Granting the vulgar and inappropriate nature of Respondents’ alleged conduct towards Hansson, I nevertheless would find that, as a matter of law, this record fails to establish the fourth element of the cause of action—that the emotional distress suffered by the plaintiff was so severe that no reasonable man could be expected to endure it.  I would therefore affirm the circuit court’s grant of summary judgment on this issue.


[1]  In addition to his action for intentional infliction of emotional distress, Hansson’s complaint alleged causes of action for breach of contract, slander, and wrongful retention of wages.  Although the trial court granted summary judgment on all the claims, Hansson’s only issue on appeal is whether the trial court erred in granting summary judgment on the claim of intentional infliction of emotional distress. 

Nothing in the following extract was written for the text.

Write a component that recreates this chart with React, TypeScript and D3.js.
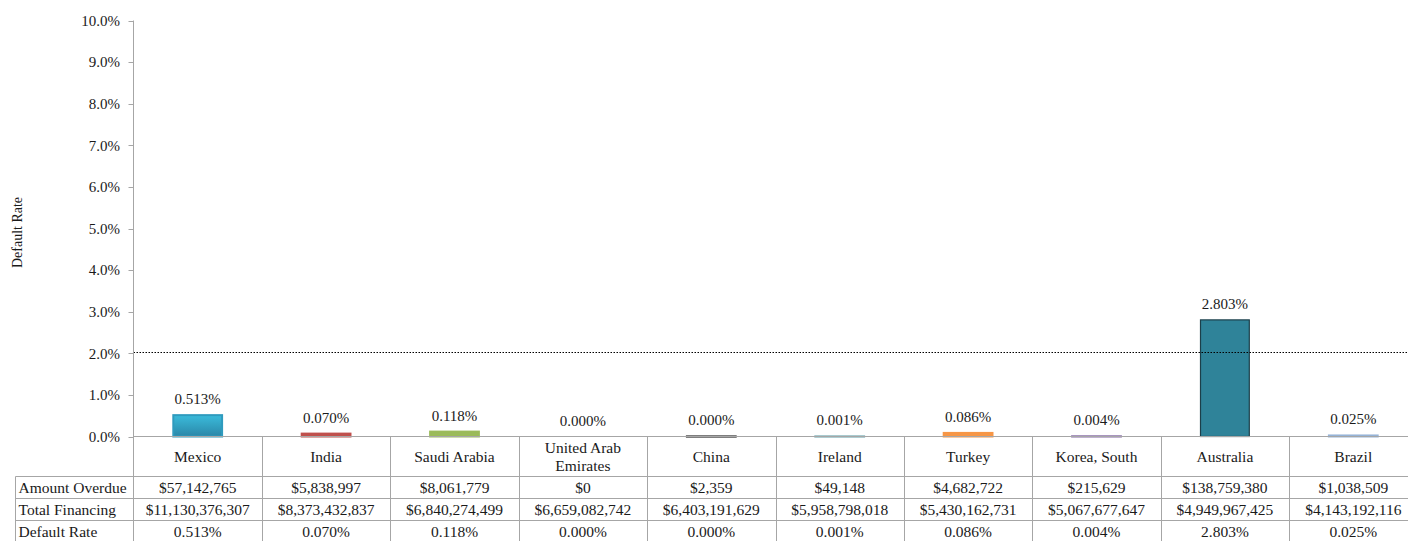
import React from "react";
import * as d3 from "d3";

const countries = ["Mexico", "India", "Saudi Arabia", "United Arab Emirates", "China", "Ireland", "Turkey", "Korea, South", "Australia", "Brazil"];
const categoryLines = [["Mexico"], ["India"], ["Saudi Arabia"], ["United Arab", "Emirates"], ["China"], ["Ireland"], ["Turkey"], ["Korea, South"], ["Australia"], ["Brazil"]];
const amountOverdue = [57142765, 5838997, 8061779, 0, 2359, 49148, 4682722, 215629, 138759380, 1038509];
const totalFinancing = [11130376307, 8373432837, 6840274499, 6659082742, 6403191629, 5958798018, 5430162731, 5067677647, 4949967425, 4143192116];
const barColors = ["url(#mexGrad)", "#C0504D", "#9BBB59", "#4BACC6", "#000000", "#5F9CA6", "#F79646", "#8064A2", "#2F8399", "#95B3D7"];
const barStrokes = ["#2F9BBE", "#C0504D", "#9BBB59", "#4BACC6", "#000000", "#5F9CA6", "#F79646", "#8064A2", "#1C3F4A", "#95B3D7"];
const yTicks = [0, 1, 2, 3, 4, 5, 6, 7, 8, 9, 10];
const thresholdRate = 2.0;
const rowLabels = ["Amount Overdue", "Total Financing", "Default Rate"];

const rates = amountOverdue.map((a, i) => (a / totalFinancing[i]) * 100);

const W = 1408;
const H = 541;
const axisX = 133.5;
const colW = 128.4;
const plotRight = axisX + colW * countries.length;
const yTop = 20.5;
const yZero = 436.5;
const tableLeft = 15.5;
const rowTops = [476.5, 498.5, 520.5, 542.5];
const FONT = '"Liberation Serif"';
const GRID = "#A6A6A6";
const TXT = "#1a1a1a";
const fs = { fontFamily: FONT };

export default function App() {
  const x = d3.scaleBand<string>().domain(countries).range([axisX, plotRight]).paddingInner(0).paddingOuter(0);
  const y = d3.scaleLinear().domain([0, 10]).range([yZero, yTop]);
  const barW = x.bandwidth() * 0.38;
  const money = d3.format("$,.0f");
  const pct = (v: number) => v.toFixed(3) + "%";

  const rowValues = [amountOverdue.map(money), totalFinancing.map(money), rates.map(pct)];
  const thrY = Math.round(y(thresholdRate)) - 0.5;

  return (
    <svg width={W} height={H} style={{ position: "absolute", left: 0, top: 0, background: "#fff", fontFamily: FONT }}>
      <defs>
        <linearGradient id="mexGrad" x1="0" y1="0" x2="0" y2="1">
          <stop offset="0%" stopColor="#3BBBDB" />
          <stop offset="100%" stopColor="#2A87A8" />
        </linearGradient>
      </defs>

      {/* y-axis title */}
      <text transform={`translate(22,${(yTop + yZero) / 2 + 4}) rotate(-90)`} textAnchor="middle" fontSize={14} fill={TXT} style={fs}>
        Default Rate
      </text>

      {/* y ticks */}
      {yTicks.map((t) => (
        <g key={t}>
          <line x1={axisX - 5} x2={axisX} y1={Math.round(y(t)) + 0.5} y2={Math.round(y(t)) + 0.5} stroke={GRID} />
          <text x={120} y={y(t)} dy="0.35em" textAnchor="end" fontSize={15} fill={TXT} style={fs}>
            {t.toFixed(1)}%
          </text>
        </g>
      ))}

      {/* bars */}
      {countries.map((c, i) => {
        const v = rates[i];
        const cx = (x(c) as number) + x.bandwidth() / 2;
        return (
          <g key={c}>
            {v > 0 && (
              <rect
                x={cx - barW / 2}
                y={y(v)}
                width={barW}
                height={yZero - y(v)}
                fill={barColors[i]}
                stroke={barStrokes[i]}
                strokeWidth={i === 8 ? 1.2 : 2}
              />
            )}
            <text x={cx} y={y(v) - 11} textAnchor="middle" fontSize={15} fill={TXT} style={fs}>
              {pct(v)}
            </text>
          </g>
        );
      })}

      {/* threshold dotted line */}
      <line x1={axisX} x2={W} y1={thrY} y2={thrY} stroke="#000" strokeWidth={1} strokeDasharray="1.5,1.5" />

      {/* axes */}
      <line x1={axisX} x2={axisX} y1={yTop} y2={H} stroke={GRID} />
      <line x1={axisX} x2={W} y1={yZero} y2={yZero} stroke={GRID} />

      {/* table grid */}
      {countries.slice(1).map((c) => {
        const gx = Math.round(x(c) as number) + 0.5;
        return <line key={c} x1={gx} x2={gx} y1={yZero} y2={H} stroke={GRID} />;
      })}
      {rowTops.slice(0, 3).map((ry, k) => (
        <line key={k} x1={tableLeft} x2={W} y1={ry} y2={ry} stroke={GRID} />
      ))}
      <line x1={tableLeft} x2={tableLeft} y1={rowTops[0]} y2={H} stroke={GRID} />

      {/* category labels */}
      {countries.map((c, i) => {
        const cx = (x(c) as number) + x.bandwidth() / 2;
        const lines = categoryLines[i];
        const mid = (yZero + rowTops[0]) / 2;
        const lh = 18;
        return (
          <text key={c} textAnchor="middle" fontSize={15.5} fill={TXT} style={fs}>
            {lines.map((ln, k) => (
              <tspan key={k} x={cx} y={mid + (k - (lines.length - 1) / 2) * lh} dy="0.35em">
                {ln}
              </tspan>
            ))}
          </text>
        );
      })}

      {/* row labels and values */}
      {rowLabels.map((lab, r) => {
        const cy = (rowTops[r] + rowTops[r + 1]) / 2;
        return (
          <g key={lab}>
            <text x={tableLeft + 3} y={cy} dy="0.35em" fontSize={15.5} fill={TXT} style={fs}>
              {lab}
            </text>
            {countries.map((c, i) => (
              <text key={c} x={(x(c) as number) + x.bandwidth() / 2} y={cy} dy="0.35em" textAnchor="middle" fontSize={15.5} fill={TXT} style={fs}>
                {rowValues[r][i]}
              </text>
            ))}
          </g>
        );
      })}
    </svg>
  );
}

[2] See Ford, 276 S.C. at 162, 276 S.E.2d at 778-79 (quoting extensively from the comments to this Restatement section).

[3] Though Rhodes v. Security Finance Corp. of Landrum was decided before the express recognition of the tort of intentional infliction of emotional distress in Ford v. Hutson, it was cited with approval by the supreme court in that case.  See Ford, 276 S.C. at 161, 276 S.E.2d at 778.